TASK TO CARRY OUT =>
Retype the whole listing, please, keeping every line exact and dropping the pictures.

GIVEN MATERIAL =>
/---

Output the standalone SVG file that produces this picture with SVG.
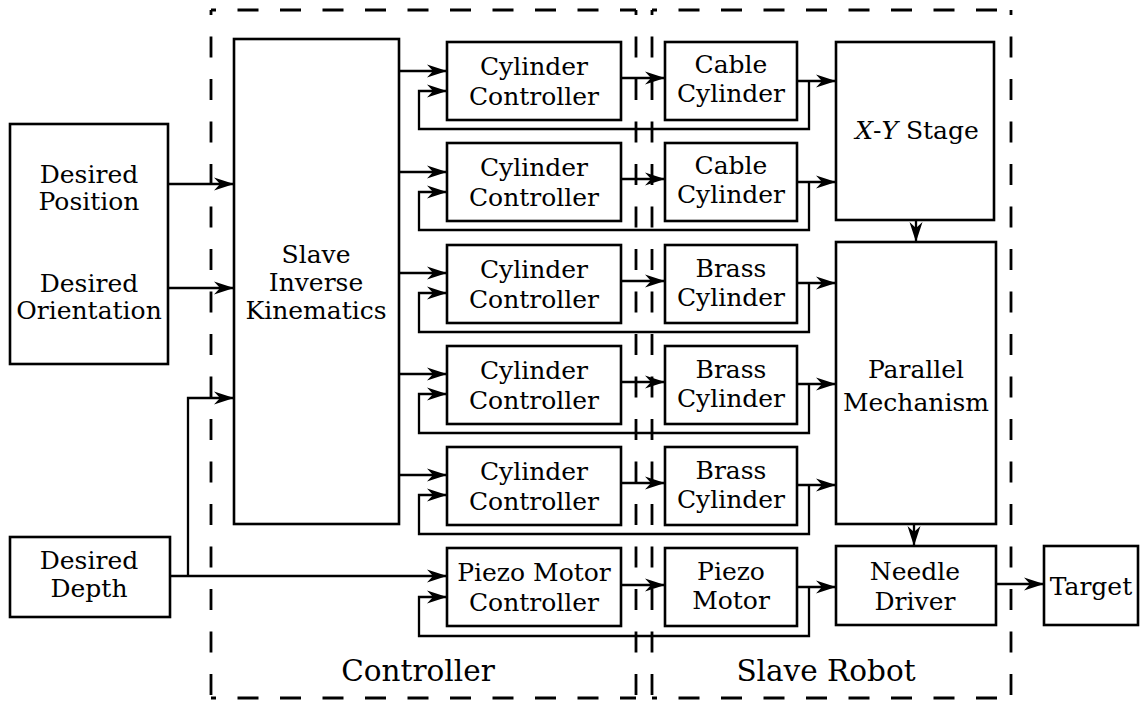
<svg xmlns="http://www.w3.org/2000/svg" width="1141" height="702" viewBox="0 0 1141 702">
<style>
.box{fill:none;stroke:#000;stroke-width:2.6}
.t{font-size:25px;text-anchor:middle;fill:#000}
.big{font-size:29.5px}
.c{fill:none;stroke:#000;stroke-width:2.3}
.dash{fill:none;stroke:#000;stroke-width:2.8;stroke-dasharray:21 21.5;stroke-dashoffset:16}
</style>
<defs>
<marker id="arr" markerUnits="userSpaceOnUse" markerWidth="22" markerHeight="16" viewBox="0 0 22 16" refX="20" refY="8" orient="auto" overflow="visible">
<path d="M20,8 L0,1.5 L6,8 L0,14.5 Z" fill="#000"/>
</marker>
</defs>
<rect width="1141" height="702" fill="#fff"/>
<g font-family="'DejaVu Serif', 'Liberation Serif', serif">
<g id="region-controller">
<path class="dash" d="M211,10 H636"/>
<path class="dash" d="M211,10 V698"/>
<path class="dash" d="M211,698 H636"/>
<path class="dash" d="M636,10 V698"/>
<text class="t big" x="418" y="681">Controller</text>
</g>
<g id="region-slave">
<path class="dash" d="M652,10 H1011"/>
<path class="dash" d="M652,10 V698"/>
<path class="dash" d="M652,698 H1011"/>
<path class="dash" d="M1011,10 V698"/>
<text class="t big" x="826" y="681">Slave Robot</text>
</g>

<g id="desired-pos-orient">
<rect class="box" x="10" y="124" width="158" height="240"/>
<text class="t" x="89" y="183">Desired</text>
<text class="t" x="89" y="210">Position</text>
<text class="t" x="89" y="292">Desired</text>
<text class="t" x="89" y="319">Orientation</text>
</g>
<g id="desired-depth">
<rect class="box" x="10" y="537" width="160" height="80"/>
<text class="t" x="89" y="569">Desired</text>
<text class="t" x="89" y="597">Depth</text>
</g>
<g id="ik">
<rect class="box" x="234" y="39" width="165" height="485"/>
<text class="t" x="316" y="263">Slave</text>
<text class="t" x="316" y="291">Inverse</text>
<text class="t" x="316" y="319">Kinematics</text>
</g>

<g id="ctrl1"><rect class="box" x="447" y="42" width="174" height="78"/><text class="t" x="534" y="75">Cylinder</text><text class="t" x="534" y="105">Controller</text></g>
<g id="ctrl2"><rect class="box" x="447" y="143" width="174" height="78"/><text class="t" x="534" y="176">Cylinder</text><text class="t" x="534" y="206">Controller</text></g>
<g id="ctrl3"><rect class="box" x="447" y="245" width="174" height="78"/><text class="t" x="534" y="278">Cylinder</text><text class="t" x="534" y="308">Controller</text></g>
<g id="ctrl4"><rect class="box" x="447" y="346" width="174" height="78"/><text class="t" x="534" y="379">Cylinder</text><text class="t" x="534" y="409">Controller</text></g>
<g id="ctrl5"><rect class="box" x="447" y="447" width="174" height="78"/><text class="t" x="534" y="480">Cylinder</text><text class="t" x="534" y="510">Controller</text></g>
<g id="piezo-ctrl"><rect class="box" x="447" y="548" width="174" height="78"/><text class="t" x="534" y="581">Piezo Motor</text><text class="t" x="534" y="611">Controller</text></g>

<g id="cyl1"><rect class="box" x="665" y="42" width="132" height="78"/><text class="t" x="731" y="73">Cable</text><text class="t" x="731" y="102">Cylinder</text></g>
<g id="cyl2"><rect class="box" x="665" y="143" width="132" height="78"/><text class="t" x="731" y="174">Cable</text><text class="t" x="731" y="203">Cylinder</text></g>
<g id="cyl3"><rect class="box" x="665" y="245" width="132" height="78"/><text class="t" x="731" y="277">Brass</text><text class="t" x="731" y="306">Cylinder</text></g>
<g id="cyl4"><rect class="box" x="665" y="346" width="132" height="78"/><text class="t" x="731" y="378">Brass</text><text class="t" x="731" y="407">Cylinder</text></g>
<g id="cyl5"><rect class="box" x="665" y="447" width="132" height="78"/><text class="t" x="731" y="479">Brass</text><text class="t" x="731" y="508">Cylinder</text></g>
<g id="piezo-motor"><rect class="box" x="665" y="548" width="132" height="78"/><text class="t" x="731" y="580">Piezo</text><text class="t" x="731" y="609">Motor</text></g>

<g id="xy-stage"><rect class="box" x="836" y="42" width="158" height="178"/><text class="t" x="917" y="139"><tspan font-style="italic">X</tspan>-<tspan font-style="italic">Y</tspan> Stage</text></g>
<g id="parallel"><rect class="box" x="836" y="242" width="160" height="282"/><text class="t" x="916" y="378">Parallel</text><text class="t" x="916" y="411">Mechanism</text></g>
<g id="needle"><rect class="box" x="836" y="546" width="160" height="79"/><text class="t" x="915" y="580">Needle</text><text class="t" x="915" y="610">Driver</text></g>
<g id="target"><rect class="box" x="1044" y="546" width="94" height="79"/><text class="t" x="1091" y="595">Target</text></g>
</g>
<g id="connectors">
<path class="c" d="M168,184 H234" marker-end="url(#arr)"/>
<path class="c" d="M168,288 H234" marker-end="url(#arr)"/>
<path class="c" d="M170,576 H447" marker-end="url(#arr)"/>
<path class="c" d="M188,576 V398 H234" marker-end="url(#arr)"/>

<path class="c" d="M399,71 H447" marker-end="url(#arr)"/>
<path class="c" d="M621,78 H665" marker-end="url(#arr)"/>
<path class="c" d="M797,81 H836" marker-end="url(#arr)"/>
<path class="c" d="M809,81 V129 H419 V91 H447" marker-end="url(#arr)"/>

<path class="c" d="M399,172 H447" marker-end="url(#arr)"/>
<path class="c" d="M621,179 H665" marker-end="url(#arr)"/>
<path class="c" d="M797,182 H836" marker-end="url(#arr)"/>
<path class="c" d="M809,182 V230 H419 V192 H447" marker-end="url(#arr)"/>

<path class="c" d="M399,273 H447" marker-end="url(#arr)"/>
<path class="c" d="M621,281 H665" marker-end="url(#arr)"/>
<path class="c" d="M797,283 H836" marker-end="url(#arr)"/>
<path class="c" d="M809,283 V332 H419 V293 H447" marker-end="url(#arr)"/>

<path class="c" d="M399,374 H447" marker-end="url(#arr)"/>
<path class="c" d="M621,382 H665" marker-end="url(#arr)"/>
<path class="c" d="M797,384 H836" marker-end="url(#arr)"/>
<path class="c" d="M809,384 V433 H419 V394 H447" marker-end="url(#arr)"/>

<path class="c" d="M399,475 H447" marker-end="url(#arr)"/>
<path class="c" d="M621,483 H665" marker-end="url(#arr)"/>
<path class="c" d="M797,485 H836" marker-end="url(#arr)"/>
<path class="c" d="M809,485 V534 H419 V495 H447" marker-end="url(#arr)"/>

<path class="c" d="M621,585 H665" marker-end="url(#arr)"/>
<path class="c" d="M797,587 H836" marker-end="url(#arr)"/>
<path class="c" d="M809,587 V636 H419 V597 H447" marker-end="url(#arr)"/>

<path class="c" d="M916,220 V242" marker-end="url(#arr)"/>
<path class="c" d="M914,524 V546" marker-end="url(#arr)"/>
<path class="c" d="M996,584 H1044" marker-end="url(#arr)"/>
</g>
</svg>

\---

EXERCISE SOLUTION =>
Output the standalone SVG file that produces this picture with SVG.
<svg xmlns="http://www.w3.org/2000/svg" width="1141" height="702" viewBox="0 0 1141 702">
<style>
.box{fill:none;stroke:#000;stroke-width:2.6}
.t{font-size:25px;text-anchor:middle;fill:#000}
.big{font-size:29.5px}
.c{fill:none;stroke:#000;stroke-width:2.3}
.dash{fill:none;stroke:#000;stroke-width:2.8;stroke-dasharray:21 21.5;stroke-dashoffset:16}
</style>
<defs>
<marker id="arr" markerUnits="userSpaceOnUse" markerWidth="22" markerHeight="16" viewBox="0 0 22 16" refX="20" refY="8" orient="auto" overflow="visible">
<path d="M20,8 L0,1.5 L6,8 L0,14.5 Z" fill="#000"/>
</marker>
</defs>
<rect width="1141" height="702" fill="#fff"/>
<g font-family="'DejaVu Serif', 'Liberation Serif', serif">
<g id="region-controller">
<path class="dash" d="M211,10 H636"/>
<path class="dash" d="M211,10 V698"/>
<path class="dash" d="M211,698 H636"/>
<path class="dash" d="M636,10 V698"/>
<text class="t big" x="418" y="681">Controller</text>
</g>
<g id="region-slave">
<path class="dash" d="M652,10 H1011"/>
<path class="dash" d="M652,10 V698"/>
<path class="dash" d="M652,698 H1011"/>
<path class="dash" d="M1011,10 V698"/>
<text class="t big" x="826" y="681">Slave Robot</text>
</g>

<g id="desired-pos-orient">
<rect class="box" x="10" y="124" width="158" height="240"/>
<text class="t" x="89" y="183">Desired</text>
<text class="t" x="89" y="210">Position</text>
<text class="t" x="89" y="292">Desired</text>
<text class="t" x="89" y="319">Orientation</text>
</g>
<g id="desired-depth">
<rect class="box" x="10" y="537" width="160" height="80"/>
<text class="t" x="89" y="569">Desired</text>
<text class="t" x="89" y="597">Depth</text>
</g>
<g id="ik">
<rect class="box" x="234" y="39" width="165" height="485"/>
<text class="t" x="316" y="263">Slave</text>
<text class="t" x="316" y="291">Inverse</text>
<text class="t" x="316" y="319">Kinematics</text>
</g>

<g id="ctrl1"><rect class="box" x="447" y="42" width="174" height="78"/><text class="t" x="534" y="75">Cylinder</text><text class="t" x="534" y="105">Controller</text></g>
<g id="ctrl2"><rect class="box" x="447" y="143" width="174" height="78"/><text class="t" x="534" y="176">Cylinder</text><text class="t" x="534" y="206">Controller</text></g>
<g id="ctrl3"><rect class="box" x="447" y="245" width="174" height="78"/><text class="t" x="534" y="278">Cylinder</text><text class="t" x="534" y="308">Controller</text></g>
<g id="ctrl4"><rect class="box" x="447" y="346" width="174" height="78"/><text class="t" x="534" y="379">Cylinder</text><text class="t" x="534" y="409">Controller</text></g>
<g id="ctrl5"><rect class="box" x="447" y="447" width="174" height="78"/><text class="t" x="534" y="480">Cylinder</text><text class="t" x="534" y="510">Controller</text></g>
<g id="piezo-ctrl"><rect class="box" x="447" y="548" width="174" height="78"/><text class="t" x="534" y="581">Piezo Motor</text><text class="t" x="534" y="611">Controller</text></g>

<g id="cyl1"><rect class="box" x="665" y="42" width="132" height="78"/><text class="t" x="731" y="73">Cable</text><text class="t" x="731" y="102">Cylinder</text></g>
<g id="cyl2"><rect class="box" x="665" y="143" width="132" height="78"/><text class="t" x="731" y="174">Cable</text><text class="t" x="731" y="203">Cylinder</text></g>
<g id="cyl3"><rect class="box" x="665" y="245" width="132" height="78"/><text class="t" x="731" y="277">Brass</text><text class="t" x="731" y="306">Cylinder</text></g>
<g id="cyl4"><rect class="box" x="665" y="346" width="132" height="78"/><text class="t" x="731" y="378">Brass</text><text class="t" x="731" y="407">Cylinder</text></g>
<g id="cyl5"><rect class="box" x="665" y="447" width="132" height="78"/><text class="t" x="731" y="479">Brass</text><text class="t" x="731" y="508">Cylinder</text></g>
<g id="piezo-motor"><rect class="box" x="665" y="548" width="132" height="78"/><text class="t" x="731" y="580">Piezo</text><text class="t" x="731" y="609">Motor</text></g>

<g id="xy-stage"><rect class="box" x="836" y="42" width="158" height="178"/><text class="t" x="917" y="139"><tspan font-style="italic">X</tspan>-<tspan font-style="italic">Y</tspan> Stage</text></g>
<g id="parallel"><rect class="box" x="836" y="242" width="160" height="282"/><text class="t" x="916" y="378">Parallel</text><text class="t" x="916" y="411">Mechanism</text></g>
<g id="needle"><rect class="box" x="836" y="546" width="160" height="79"/><text class="t" x="915" y="580">Needle</text><text class="t" x="915" y="610">Driver</text></g>
<g id="target"><rect class="box" x="1044" y="546" width="94" height="79"/><text class="t" x="1091" y="595">Target</text></g>
</g>
<g id="connectors">
<path class="c" d="M168,184 H234" marker-end="url(#arr)"/>
<path class="c" d="M168,288 H234" marker-end="url(#arr)"/>
<path class="c" d="M170,576 H447" marker-end="url(#arr)"/>
<path class="c" d="M188,576 V398 H234" marker-end="url(#arr)"/>

<path class="c" d="M399,71 H447" marker-end="url(#arr)"/>
<path class="c" d="M621,78 H665" marker-end="url(#arr)"/>
<path class="c" d="M797,81 H836" marker-end="url(#arr)"/>
<path class="c" d="M809,81 V129 H419 V91 H447" marker-end="url(#arr)"/>

<path class="c" d="M399,172 H447" marker-end="url(#arr)"/>
<path class="c" d="M621,179 H665" marker-end="url(#arr)"/>
<path class="c" d="M797,182 H836" marker-end="url(#arr)"/>
<path class="c" d="M809,182 V230 H419 V192 H447" marker-end="url(#arr)"/>

<path class="c" d="M399,273 H447" marker-end="url(#arr)"/>
<path class="c" d="M621,281 H665" marker-end="url(#arr)"/>
<path class="c" d="M797,283 H836" marker-end="url(#arr)"/>
<path class="c" d="M809,283 V332 H419 V293 H447" marker-end="url(#arr)"/>

<path class="c" d="M399,374 H447" marker-end="url(#arr)"/>
<path class="c" d="M621,382 H665" marker-end="url(#arr)"/>
<path class="c" d="M797,384 H836" marker-end="url(#arr)"/>
<path class="c" d="M809,384 V433 H419 V394 H447" marker-end="url(#arr)"/>

<path class="c" d="M399,475 H447" marker-end="url(#arr)"/>
<path class="c" d="M621,483 H665" marker-end="url(#arr)"/>
<path class="c" d="M797,485 H836" marker-end="url(#arr)"/>
<path class="c" d="M809,485 V534 H419 V495 H447" marker-end="url(#arr)"/>

<path class="c" d="M621,585 H665" marker-end="url(#arr)"/>
<path class="c" d="M797,587 H836" marker-end="url(#arr)"/>
<path class="c" d="M809,587 V636 H419 V597 H447" marker-end="url(#arr)"/>

<path class="c" d="M916,220 V242" marker-end="url(#arr)"/>
<path class="c" d="M914,524 V546" marker-end="url(#arr)"/>
<path class="c" d="M996,584 H1044" marker-end="url(#arr)"/>
</g>
</svg>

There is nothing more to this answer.